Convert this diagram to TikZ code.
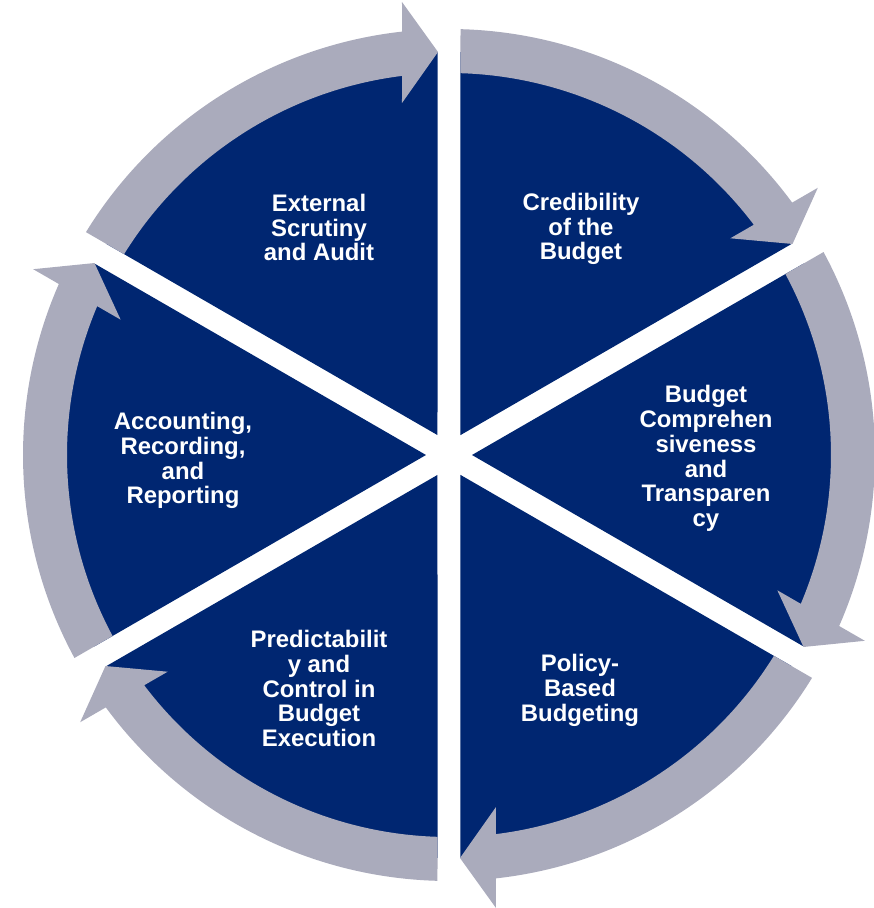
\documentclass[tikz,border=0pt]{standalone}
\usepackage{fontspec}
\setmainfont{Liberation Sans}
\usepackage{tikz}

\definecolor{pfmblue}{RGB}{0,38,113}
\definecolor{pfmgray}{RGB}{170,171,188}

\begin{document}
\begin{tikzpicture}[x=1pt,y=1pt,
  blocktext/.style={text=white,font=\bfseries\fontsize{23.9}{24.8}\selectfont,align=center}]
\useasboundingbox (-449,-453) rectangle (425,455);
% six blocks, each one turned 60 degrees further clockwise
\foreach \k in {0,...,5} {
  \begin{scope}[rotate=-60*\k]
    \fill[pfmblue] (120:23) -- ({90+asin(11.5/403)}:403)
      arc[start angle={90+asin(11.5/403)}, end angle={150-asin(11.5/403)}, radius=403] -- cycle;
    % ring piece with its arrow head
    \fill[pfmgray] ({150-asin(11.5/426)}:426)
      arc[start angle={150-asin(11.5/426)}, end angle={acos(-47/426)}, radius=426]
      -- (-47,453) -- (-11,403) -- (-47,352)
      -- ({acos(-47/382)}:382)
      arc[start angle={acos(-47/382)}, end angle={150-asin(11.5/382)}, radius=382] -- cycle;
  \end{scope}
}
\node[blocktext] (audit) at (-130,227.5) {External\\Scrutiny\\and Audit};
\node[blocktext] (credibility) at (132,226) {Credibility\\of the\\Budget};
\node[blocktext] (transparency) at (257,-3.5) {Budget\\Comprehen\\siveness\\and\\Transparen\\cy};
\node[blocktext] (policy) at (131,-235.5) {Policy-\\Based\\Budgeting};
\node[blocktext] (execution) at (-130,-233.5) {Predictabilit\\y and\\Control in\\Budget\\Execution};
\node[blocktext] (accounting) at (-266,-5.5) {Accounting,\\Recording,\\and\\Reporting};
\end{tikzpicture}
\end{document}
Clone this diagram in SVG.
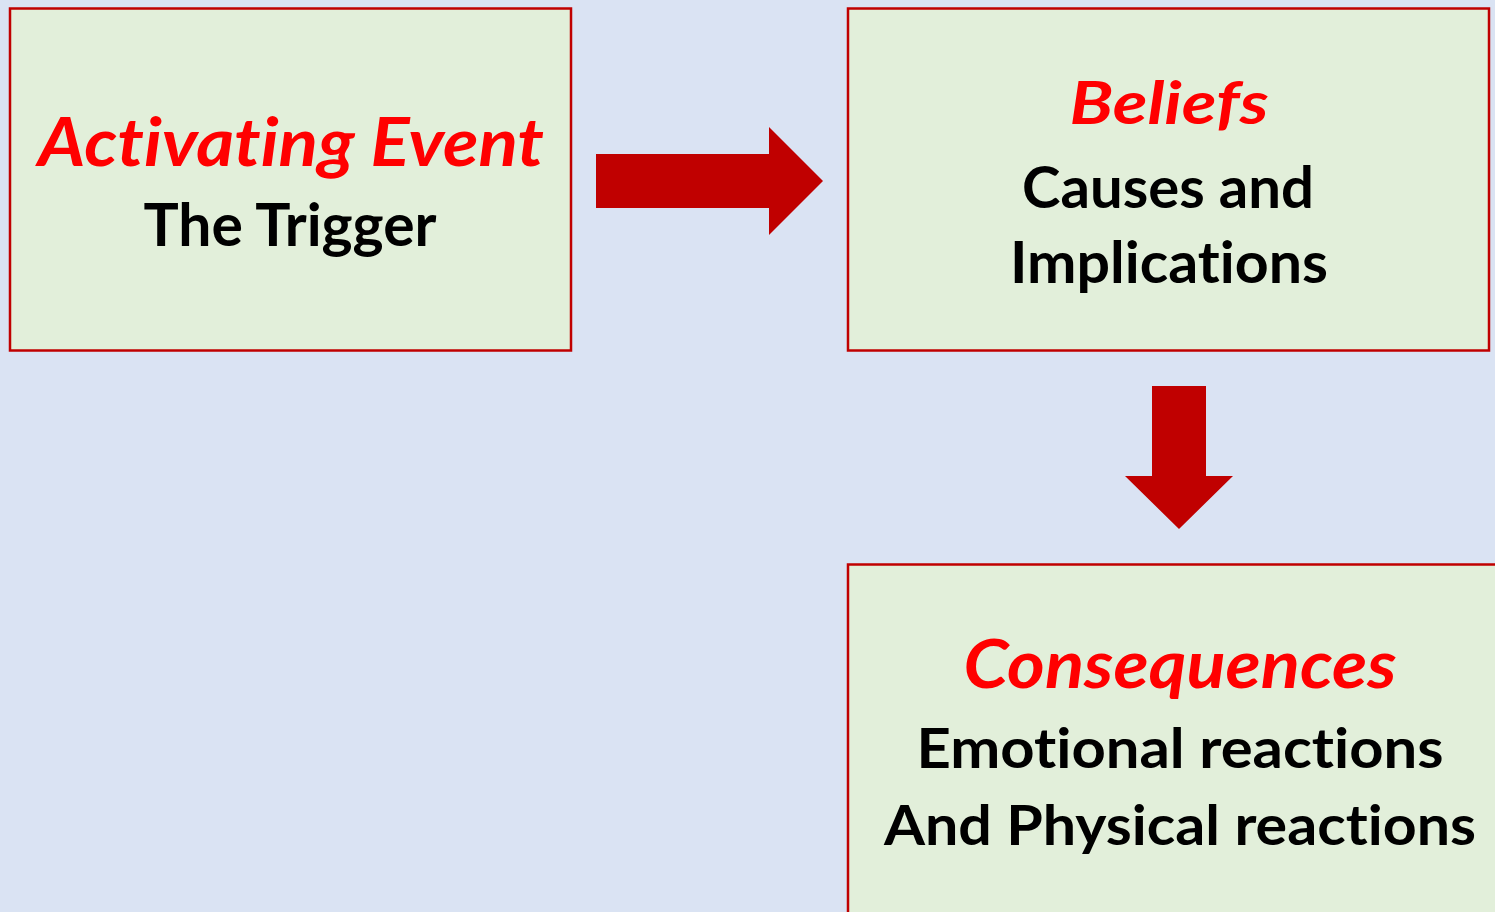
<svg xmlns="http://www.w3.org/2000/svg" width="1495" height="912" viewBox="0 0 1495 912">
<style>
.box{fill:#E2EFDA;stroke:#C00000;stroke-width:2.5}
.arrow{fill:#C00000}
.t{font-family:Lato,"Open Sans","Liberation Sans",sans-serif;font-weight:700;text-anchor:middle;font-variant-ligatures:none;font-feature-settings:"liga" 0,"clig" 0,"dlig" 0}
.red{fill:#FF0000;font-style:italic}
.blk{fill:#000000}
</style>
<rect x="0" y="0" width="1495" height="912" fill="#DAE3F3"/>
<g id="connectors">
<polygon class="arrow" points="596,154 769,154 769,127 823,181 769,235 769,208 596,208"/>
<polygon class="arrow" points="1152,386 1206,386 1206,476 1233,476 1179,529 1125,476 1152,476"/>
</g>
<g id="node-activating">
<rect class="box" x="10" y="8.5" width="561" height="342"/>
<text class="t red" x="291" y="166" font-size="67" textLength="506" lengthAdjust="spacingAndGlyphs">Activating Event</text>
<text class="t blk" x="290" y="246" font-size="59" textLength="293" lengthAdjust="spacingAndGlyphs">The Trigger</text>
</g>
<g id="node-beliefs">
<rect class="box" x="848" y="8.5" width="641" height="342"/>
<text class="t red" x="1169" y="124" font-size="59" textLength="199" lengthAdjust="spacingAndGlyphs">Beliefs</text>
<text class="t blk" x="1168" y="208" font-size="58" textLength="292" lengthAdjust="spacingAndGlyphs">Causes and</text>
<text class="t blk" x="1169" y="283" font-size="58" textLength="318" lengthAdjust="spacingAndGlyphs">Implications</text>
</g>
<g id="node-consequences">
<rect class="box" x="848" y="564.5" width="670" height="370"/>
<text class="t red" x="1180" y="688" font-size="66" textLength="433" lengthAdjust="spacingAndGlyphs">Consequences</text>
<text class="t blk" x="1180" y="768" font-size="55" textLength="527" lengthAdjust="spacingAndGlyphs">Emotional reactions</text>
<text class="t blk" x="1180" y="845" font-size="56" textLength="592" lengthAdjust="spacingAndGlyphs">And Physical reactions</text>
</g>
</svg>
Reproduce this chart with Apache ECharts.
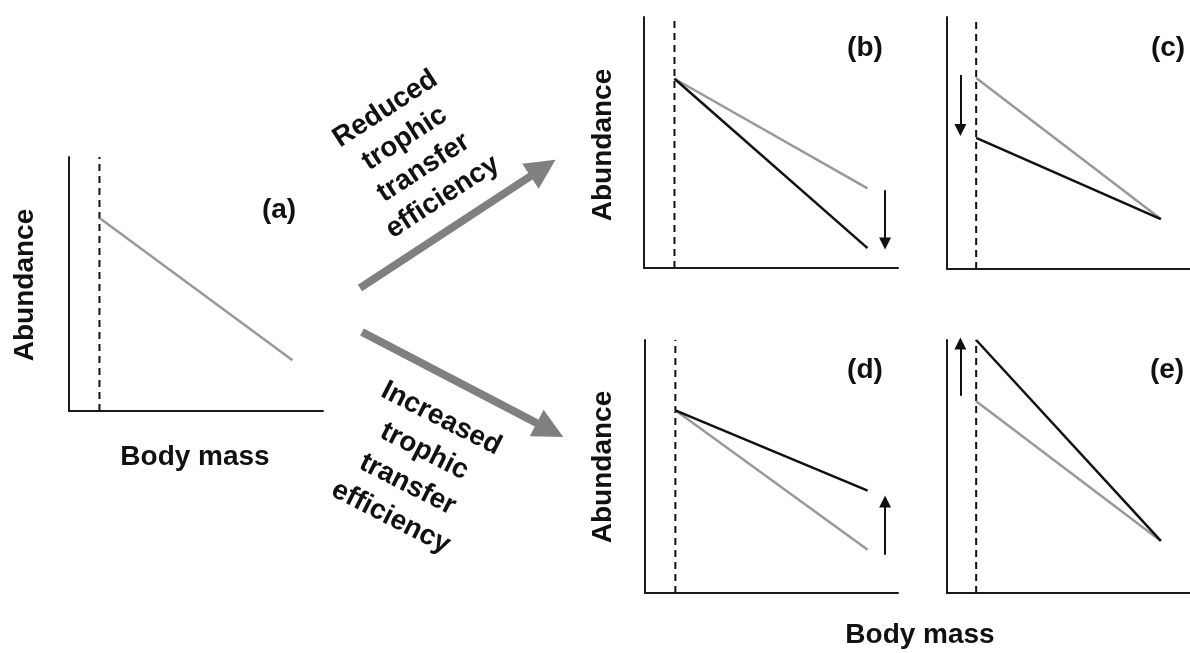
......
#### [WHAT YOU NEED TO DO]
Give only the number of lines above that hold the string "this".

#### [RESPONSE TO THE TASK]
3